Visually-impaired people can now navigate Cardiff Central Library thanks to a new indoor navigation app.
The UCAN GO app is part of a two-year project designed by a group of visually impaired people, to help them navigate indoor spaces more confidently and independently.
“Any public building can be overwhelming for some, and we wanted to reduce that anxiety and allow people to utilize the resources available to anyone,” says co-designer, Mared Jarman. `’I’d like a friend in my ear whispering “Watch out for the stairs. The light’s going to change” – look out for you.”
The app, created by UCAN productions and Calvium, is already available in the Wales Millennium Theatre – the Library is the first building other than a theatre to be mapped. UCAN Productions is a performance and creative arts society for blind and partially-sighted children.
“The Library was a new, refreshing start for us – to test whether it would work in such an essential building. Once this app on your phone, you’re ready to go. It’s always there for you.
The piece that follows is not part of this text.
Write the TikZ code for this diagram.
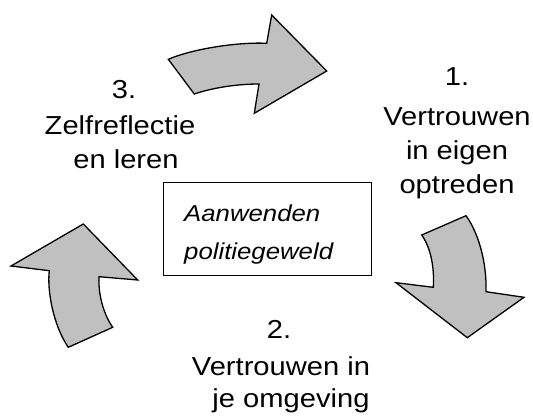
\documentclass[tikz,border=0pt]{standalone}
\usepackage{graphicx}
\usepackage{fontspec}
\setmainfont{Liberation Sans}
\definecolor{arrowgray}{RGB}{192,192,192}
\newcommand\sxt[1]{\scalebox{1.12}[1]{#1}}
\tikzset{
  bigarrow/.style={draw=black, line width=1.3pt, fill=arrowgray, line join=miter},
  lbl/.style={anchor=base, inner sep=0pt, font=\fontsize{26}{30}\selectfont},
  boxlbl/.style={anchor=base west, inner sep=0pt, font=\fontsize{23}{27}\selectfont\itshape},
  centralbox/.style={draw=black, line width=1pt, minimum width=208.4pt, minimum height=92.3pt, inner sep=0pt}
}
\begin{document}
\begin{tikzpicture}[x=1pt,y=-1pt]
\useasboundingbox (0,0) rectangle (533,417);
% top arrow
\draw[bigarrow] (168.3,59.3) -- (194.3,94) .. controls (212,88) and (236,84) .. (259,84)
  -- (254.3,113.3) -- (326.7,71) -- (271.7,15) -- (266.7,43.3)
  .. controls (240,42) and (195,48) .. cycle;
% right arrow
\draw[bigarrow] (421.7,235) -- (466,215.7) .. controls (478,232) and (487,262) .. (486,291.7)
  -- (524,297.3) -- (467.3,337.7) -- (396,282.7) -- (433.3,287.3)
  .. controls (434.5,268) and (431,248) .. cycle;
% left arrow
\draw[bigarrow] (68.3,347.3) -- (112.7,327.3) .. controls (104,315) and (98,295) .. (99,276.7)
  -- (137.7,280) -- (83.3,224) -- (11,266) -- (49.3,270.7)
  .. controls (47,290) and (53,325) .. cycle;
% central box
\node[centralbox] (box) at (267.5,228.85) {};
\node[boxlbl] (b1) at (184,222) {\sxt{Aanwenden}};
\node[boxlbl] (b2) at (184,259) {\sxt{politiegeweld}};
% block 1
\node[lbl] (a1) at (457,85.5) {\sxt{1.}};
\node[lbl] (a2) at (457,126) {\sxt{Vertrouwen}};
\node[lbl] (a3) at (457,160) {\sxt{in eigen}};
\node[lbl] (a4) at (457,193.3) {\sxt{optreden}};
% block 2
\node[lbl] (c1) at (279,338) {\sxt{2.}};
\node[lbl] (c2) at (281,375) {\sxt{Vertrouwen in}};
\node[lbl] (c3) at (291,407.3) {\sxt{je omgeving}};
% block 3
\node[lbl] (d1) at (124,98.3) {\sxt{3.}};
\node[lbl] (d2) at (120,135) {\sxt{Zelfreflectie}};
\node[lbl] (d3) at (126,168.3) {\sxt{en leren}};
\end{tikzpicture}
\end{document}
In the outside world, we’ve got excellent resources like google maps and GPS. The problem starts when you get into the building. This app is needed everywhere,” says Mared.
The app has two functions. After you select a venue to visit, the overview feature provides information on the entire building, from the reception to the library services to the bathrooms. Its second function is routing. Through a series of short commands or instructions, it takes you from where you are to where you want to go, along with an overview of the entire journey – how far it is, and a picture of what you’re looking for, and a chime when you get there.
The app is available on iPhones and iPads, and allows them to change their settings to make them more user-friendly, such as color contrast, and choosing stairs or lifts, so that they can always be directed to them.
“It’s useful not just for visually impaired people – people who have social anxiety might find it useful to know everything about it before they go there and find their way. It’s kind of a companion”, says Jake Sawyers, 24, co-designer of the app.
The team behind the app is eager to expand to more willing buildings, as well, and make sure that visually-impaired people have access to as many resources and activities as the rest of society.